First African soldier in the British Army (1883–1910)

James Francis Durham (c. 1883 – 8 August 1910), originally named Mustapha (مصطفي), was a Sudanese child found and adopted by the Durham Light Infantry after the Battle of Ginnis in 1885 during the Mahdist War. He is likely the first African soldier in the British Army.

== Early life and education ==
In 1885, a young Mustapha was found alone near the Nile by the 2nd Battalion of The Durham Light Infantry (DLI) after the Battle of Ginnis against the Mahdist State. Following the battle, a patrol led by Lieutenant Henry de Beauvoir de Lisle attacked the barge on which the boy's mother was trying to escape the area with him. The troops found the child near a river barge on the Nile. The boy's father, a Sheik (officer) in the Sudanese army, had been killed in the battle, and he had been separated from his mother, leaving him alone. The regiment adopted him, first naming him Jimmy Dervish before christening him James Francis Durham, named after two soldiers and the regiment itself, and he was raised within the battalion.

== Career ==
Initially treated as a regimental mascot, James quickly adapted, learning English and integrating into the DLI's life. The soldiers paid for his education as they travelled through Egypt and India, where he learned to play the bugle. In 1899, at approximately 14, he officially joined the DLI as a boy bandsman, an enlistment approved by Queen Victoria due to its unique nature. On 23 May 1899, James – Boy Soldier Number 6758 – became the first African soldier in the British Army.

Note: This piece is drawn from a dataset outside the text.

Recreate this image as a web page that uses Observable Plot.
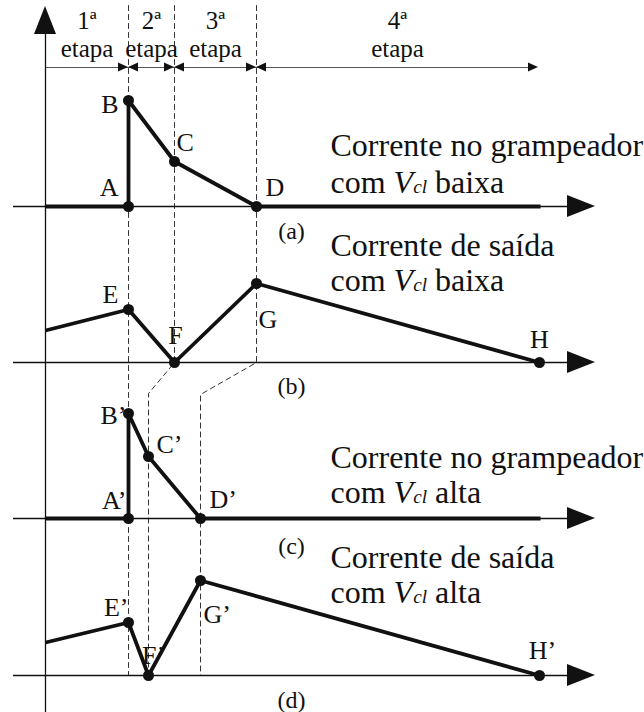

Known for his athleticism and commitment to temperance, he managed the battalion's branch of the Army Temperance Association.

== Personal life ==
In 1908, James returned to England with the regiment, where he married Jane Green of Bishop Auckland, the daughter of a local blacksmith and sister of a Quartermaster Sergeant with the DLI. While stationed in Fermoy, Ireland, he died of pneumonia on 8 August 1910, just weeks before the birth of his daughter, Frances. He was buried in Fermoy Military Cemetery.